##### DATASET EXTRACT #####

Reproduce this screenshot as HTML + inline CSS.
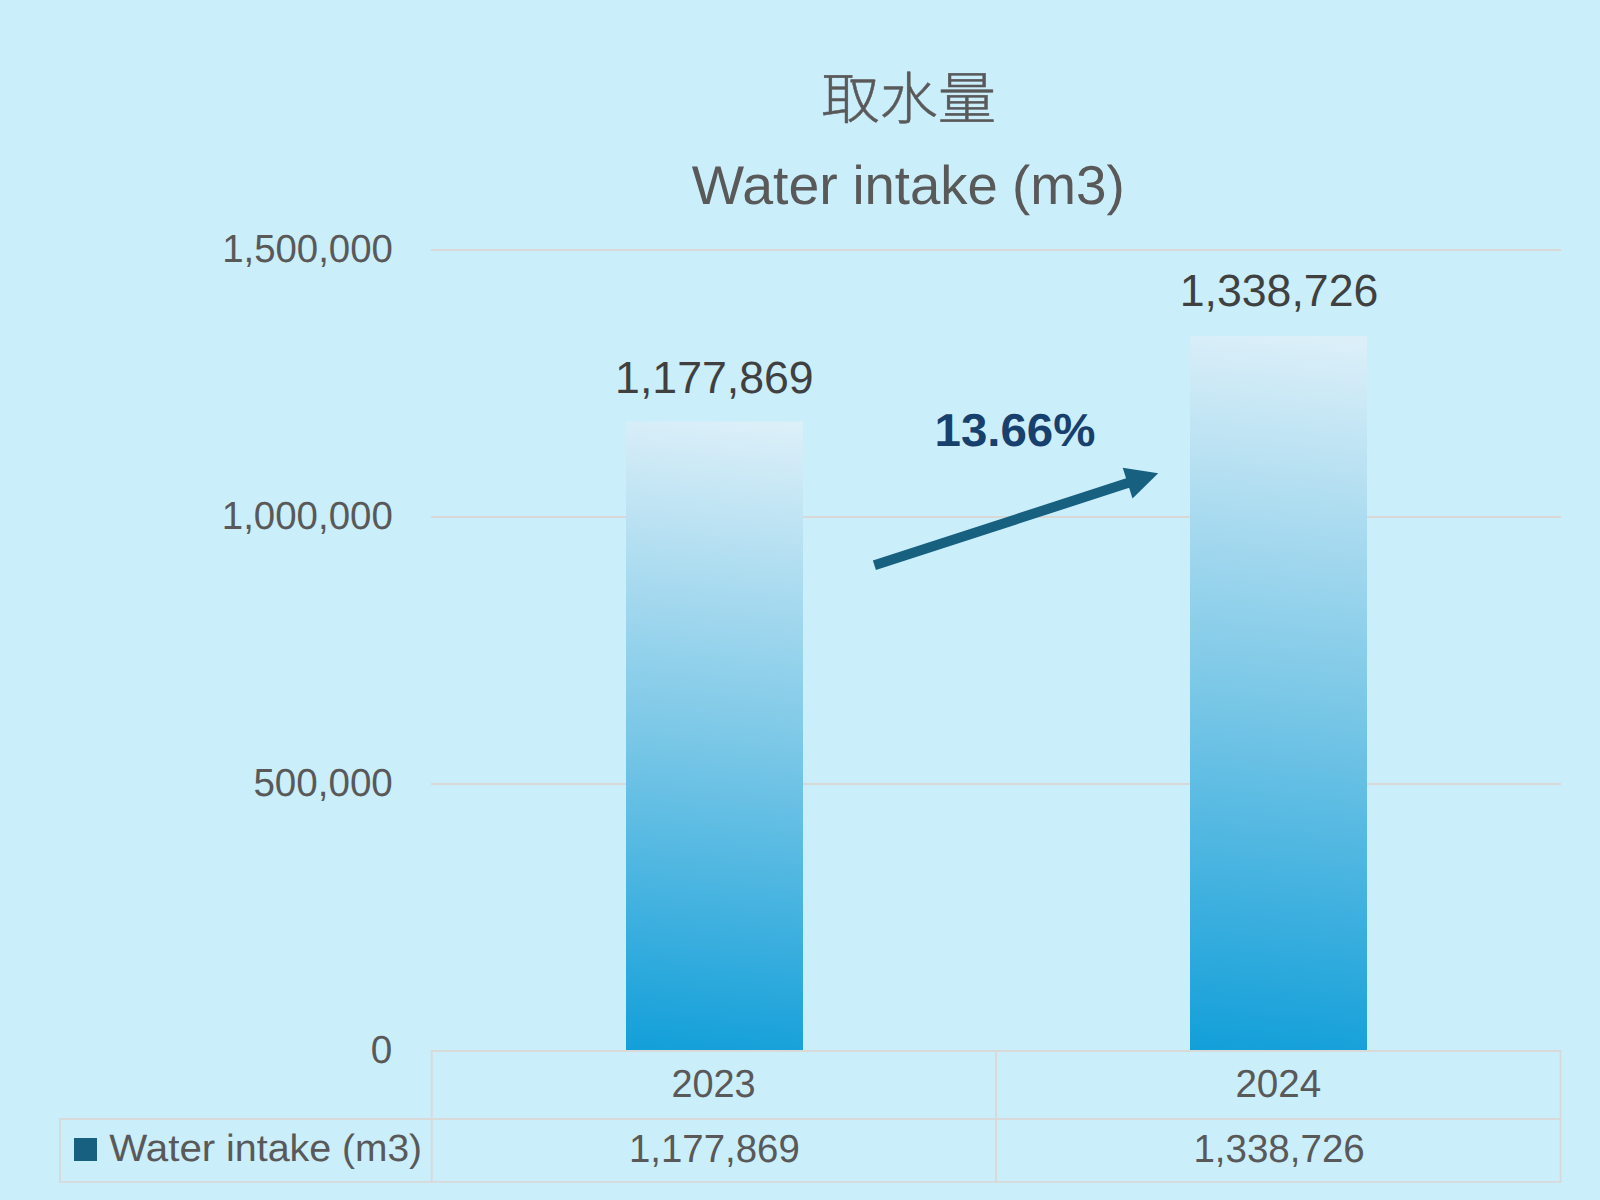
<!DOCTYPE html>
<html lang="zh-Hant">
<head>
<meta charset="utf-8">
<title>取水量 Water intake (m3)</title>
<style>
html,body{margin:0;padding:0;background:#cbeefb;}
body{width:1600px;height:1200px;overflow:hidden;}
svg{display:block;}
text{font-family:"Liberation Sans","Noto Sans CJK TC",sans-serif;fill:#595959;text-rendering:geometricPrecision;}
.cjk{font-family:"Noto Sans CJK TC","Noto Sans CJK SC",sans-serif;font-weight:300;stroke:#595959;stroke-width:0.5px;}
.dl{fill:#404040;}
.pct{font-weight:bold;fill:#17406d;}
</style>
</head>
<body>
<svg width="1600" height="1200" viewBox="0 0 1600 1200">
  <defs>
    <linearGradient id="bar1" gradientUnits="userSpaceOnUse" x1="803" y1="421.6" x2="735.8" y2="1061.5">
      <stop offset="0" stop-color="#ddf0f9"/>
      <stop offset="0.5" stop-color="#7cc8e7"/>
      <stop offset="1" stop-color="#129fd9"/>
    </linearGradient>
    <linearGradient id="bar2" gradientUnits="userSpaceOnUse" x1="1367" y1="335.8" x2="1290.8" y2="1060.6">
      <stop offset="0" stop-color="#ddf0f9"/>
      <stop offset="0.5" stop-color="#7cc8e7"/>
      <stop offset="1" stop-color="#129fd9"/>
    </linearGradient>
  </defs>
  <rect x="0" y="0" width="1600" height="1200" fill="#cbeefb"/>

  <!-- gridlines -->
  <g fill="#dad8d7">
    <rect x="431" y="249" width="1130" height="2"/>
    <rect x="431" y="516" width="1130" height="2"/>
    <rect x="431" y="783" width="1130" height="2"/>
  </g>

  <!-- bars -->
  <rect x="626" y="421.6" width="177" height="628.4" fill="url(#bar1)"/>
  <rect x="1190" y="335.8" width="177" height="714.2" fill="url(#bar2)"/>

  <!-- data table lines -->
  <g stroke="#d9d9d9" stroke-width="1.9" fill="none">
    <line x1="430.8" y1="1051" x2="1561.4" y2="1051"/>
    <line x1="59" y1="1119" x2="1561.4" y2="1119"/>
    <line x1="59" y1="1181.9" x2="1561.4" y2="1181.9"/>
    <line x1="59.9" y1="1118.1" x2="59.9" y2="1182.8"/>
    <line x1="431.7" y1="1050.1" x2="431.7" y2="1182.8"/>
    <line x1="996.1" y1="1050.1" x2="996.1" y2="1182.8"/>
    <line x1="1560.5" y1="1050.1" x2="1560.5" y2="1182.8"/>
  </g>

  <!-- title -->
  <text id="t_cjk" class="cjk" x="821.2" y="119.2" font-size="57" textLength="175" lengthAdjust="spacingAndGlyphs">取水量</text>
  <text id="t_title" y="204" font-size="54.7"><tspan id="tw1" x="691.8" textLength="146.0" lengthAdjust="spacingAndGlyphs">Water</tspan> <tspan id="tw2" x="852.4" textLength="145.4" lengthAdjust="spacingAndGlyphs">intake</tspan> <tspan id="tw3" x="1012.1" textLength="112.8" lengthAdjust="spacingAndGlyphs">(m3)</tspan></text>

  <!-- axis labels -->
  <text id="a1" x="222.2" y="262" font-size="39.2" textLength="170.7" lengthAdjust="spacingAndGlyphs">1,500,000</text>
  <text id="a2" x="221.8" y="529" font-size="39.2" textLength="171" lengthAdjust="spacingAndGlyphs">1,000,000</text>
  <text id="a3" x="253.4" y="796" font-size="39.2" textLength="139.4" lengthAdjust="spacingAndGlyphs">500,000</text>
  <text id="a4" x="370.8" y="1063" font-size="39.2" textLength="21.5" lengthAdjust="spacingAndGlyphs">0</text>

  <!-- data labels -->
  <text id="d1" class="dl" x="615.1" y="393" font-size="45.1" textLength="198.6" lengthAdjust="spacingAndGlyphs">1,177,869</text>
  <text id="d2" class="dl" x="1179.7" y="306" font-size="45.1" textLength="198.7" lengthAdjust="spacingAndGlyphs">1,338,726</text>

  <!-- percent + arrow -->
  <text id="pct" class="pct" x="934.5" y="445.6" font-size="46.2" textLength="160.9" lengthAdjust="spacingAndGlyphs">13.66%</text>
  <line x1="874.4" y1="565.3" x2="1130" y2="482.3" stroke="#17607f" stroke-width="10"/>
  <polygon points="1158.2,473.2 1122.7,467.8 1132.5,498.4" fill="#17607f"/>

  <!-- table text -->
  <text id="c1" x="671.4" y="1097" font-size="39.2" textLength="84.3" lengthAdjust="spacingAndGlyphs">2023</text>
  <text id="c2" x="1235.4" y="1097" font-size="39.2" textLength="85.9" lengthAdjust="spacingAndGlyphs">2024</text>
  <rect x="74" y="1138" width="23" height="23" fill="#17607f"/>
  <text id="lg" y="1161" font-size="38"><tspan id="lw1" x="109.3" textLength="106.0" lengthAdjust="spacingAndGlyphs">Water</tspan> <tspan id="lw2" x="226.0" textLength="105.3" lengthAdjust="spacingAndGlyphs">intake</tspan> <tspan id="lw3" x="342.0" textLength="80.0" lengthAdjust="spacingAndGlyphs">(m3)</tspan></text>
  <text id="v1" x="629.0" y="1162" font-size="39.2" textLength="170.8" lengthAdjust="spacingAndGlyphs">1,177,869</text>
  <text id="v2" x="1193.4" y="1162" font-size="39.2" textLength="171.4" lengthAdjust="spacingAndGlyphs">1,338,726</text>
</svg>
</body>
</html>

#####

JOB
Copy out all of the data word for word. Do not carry over any picture.

THE COMPLETED TASK
Reproduce this screenshot as HTML + inline CSS.
<!DOCTYPE html>
<html lang="zh-Hant">
<head>
<meta charset="utf-8">
<title>取水量 Water intake (m3)</title>
<style>
html,body{margin:0;padding:0;background:#cbeefb;}
body{width:1600px;height:1200px;overflow:hidden;}
svg{display:block;}
text{font-family:"Liberation Sans","Noto Sans CJK TC",sans-serif;fill:#595959;text-rendering:geometricPrecision;}
.cjk{font-family:"Noto Sans CJK TC","Noto Sans CJK SC",sans-serif;font-weight:300;stroke:#595959;stroke-width:0.5px;}
.dl{fill:#404040;}
.pct{font-weight:bold;fill:#17406d;}
</style>
</head>
<body>
<svg width="1600" height="1200" viewBox="0 0 1600 1200">
  <defs>
    <linearGradient id="bar1" gradientUnits="userSpaceOnUse" x1="803" y1="421.6" x2="735.8" y2="1061.5">
      <stop offset="0" stop-color="#ddf0f9"/>
      <stop offset="0.5" stop-color="#7cc8e7"/>
      <stop offset="1" stop-color="#129fd9"/>
    </linearGradient>
    <linearGradient id="bar2" gradientUnits="userSpaceOnUse" x1="1367" y1="335.8" x2="1290.8" y2="1060.6">
      <stop offset="0" stop-color="#ddf0f9"/>
      <stop offset="0.5" stop-color="#7cc8e7"/>
      <stop offset="1" stop-color="#129fd9"/>
    </linearGradient>
  </defs>
  <rect x="0" y="0" width="1600" height="1200" fill="#cbeefb"/>

  <!-- gridlines -->
  <g fill="#dad8d7">
    <rect x="431" y="249" width="1130" height="2"/>
    <rect x="431" y="516" width="1130" height="2"/>
    <rect x="431" y="783" width="1130" height="2"/>
  </g>

  <!-- bars -->
  <rect x="626" y="421.6" width="177" height="628.4" fill="url(#bar1)"/>
  <rect x="1190" y="335.8" width="177" height="714.2" fill="url(#bar2)"/>

  <!-- data table lines -->
  <g stroke="#d9d9d9" stroke-width="1.9" fill="none">
    <line x1="430.8" y1="1051" x2="1561.4" y2="1051"/>
    <line x1="59" y1="1119" x2="1561.4" y2="1119"/>
    <line x1="59" y1="1181.9" x2="1561.4" y2="1181.9"/>
    <line x1="59.9" y1="1118.1" x2="59.9" y2="1182.8"/>
    <line x1="431.7" y1="1050.1" x2="431.7" y2="1182.8"/>
    <line x1="996.1" y1="1050.1" x2="996.1" y2="1182.8"/>
    <line x1="1560.5" y1="1050.1" x2="1560.5" y2="1182.8"/>
  </g>

  <!-- title -->
  <text id="t_cjk" class="cjk" x="821.2" y="119.2" font-size="57" textLength="175" lengthAdjust="spacingAndGlyphs">取水量</text>
  <text id="t_title" y="204" font-size="54.7"><tspan id="tw1" x="691.8" textLength="146.0" lengthAdjust="spacingAndGlyphs">Water</tspan> <tspan id="tw2" x="852.4" textLength="145.4" lengthAdjust="spacingAndGlyphs">intake</tspan> <tspan id="tw3" x="1012.1" textLength="112.8" lengthAdjust="spacingAndGlyphs">(m3)</tspan></text>

  <!-- axis labels -->
  <text id="a1" x="222.2" y="262" font-size="39.2" textLength="170.7" lengthAdjust="spacingAndGlyphs">1,500,000</text>
  <text id="a2" x="221.8" y="529" font-size="39.2" textLength="171" lengthAdjust="spacingAndGlyphs">1,000,000</text>
  <text id="a3" x="253.4" y="796" font-size="39.2" textLength="139.4" lengthAdjust="spacingAndGlyphs">500,000</text>
  <text id="a4" x="370.8" y="1063" font-size="39.2" textLength="21.5" lengthAdjust="spacingAndGlyphs">0</text>

  <!-- data labels -->
  <text id="d1" class="dl" x="615.1" y="393" font-size="45.1" textLength="198.6" lengthAdjust="spacingAndGlyphs">1,177,869</text>
  <text id="d2" class="dl" x="1179.7" y="306" font-size="45.1" textLength="198.7" lengthAdjust="spacingAndGlyphs">1,338,726</text>

  <!-- percent + arrow -->
  <text id="pct" class="pct" x="934.5" y="445.6" font-size="46.2" textLength="160.9" lengthAdjust="spacingAndGlyphs">13.66%</text>
  <line x1="874.4" y1="565.3" x2="1130" y2="482.3" stroke="#17607f" stroke-width="10"/>
  <polygon points="1158.2,473.2 1122.7,467.8 1132.5,498.4" fill="#17607f"/>

  <!-- table text -->
  <text id="c1" x="671.4" y="1097" font-size="39.2" textLength="84.3" lengthAdjust="spacingAndGlyphs">2023</text>
  <text id="c2" x="1235.4" y="1097" font-size="39.2" textLength="85.9" lengthAdjust="spacingAndGlyphs">2024</text>
  <rect x="74" y="1138" width="23" height="23" fill="#17607f"/>
  <text id="lg" y="1161" font-size="38"><tspan id="lw1" x="109.3" textLength="106.0" lengthAdjust="spacingAndGlyphs">Water</tspan> <tspan id="lw2" x="226.0" textLength="105.3" lengthAdjust="spacingAndGlyphs">intake</tspan> <tspan id="lw3" x="342.0" textLength="80.0" lengthAdjust="spacingAndGlyphs">(m3)</tspan></text>
  <text id="v1" x="629.0" y="1162" font-size="39.2" textLength="170.8" lengthAdjust="spacingAndGlyphs">1,177,869</text>
  <text id="v2" x="1193.4" y="1162" font-size="39.2" textLength="171.4" lengthAdjust="spacingAndGlyphs">1,338,726</text>
</svg>
</body>
</html>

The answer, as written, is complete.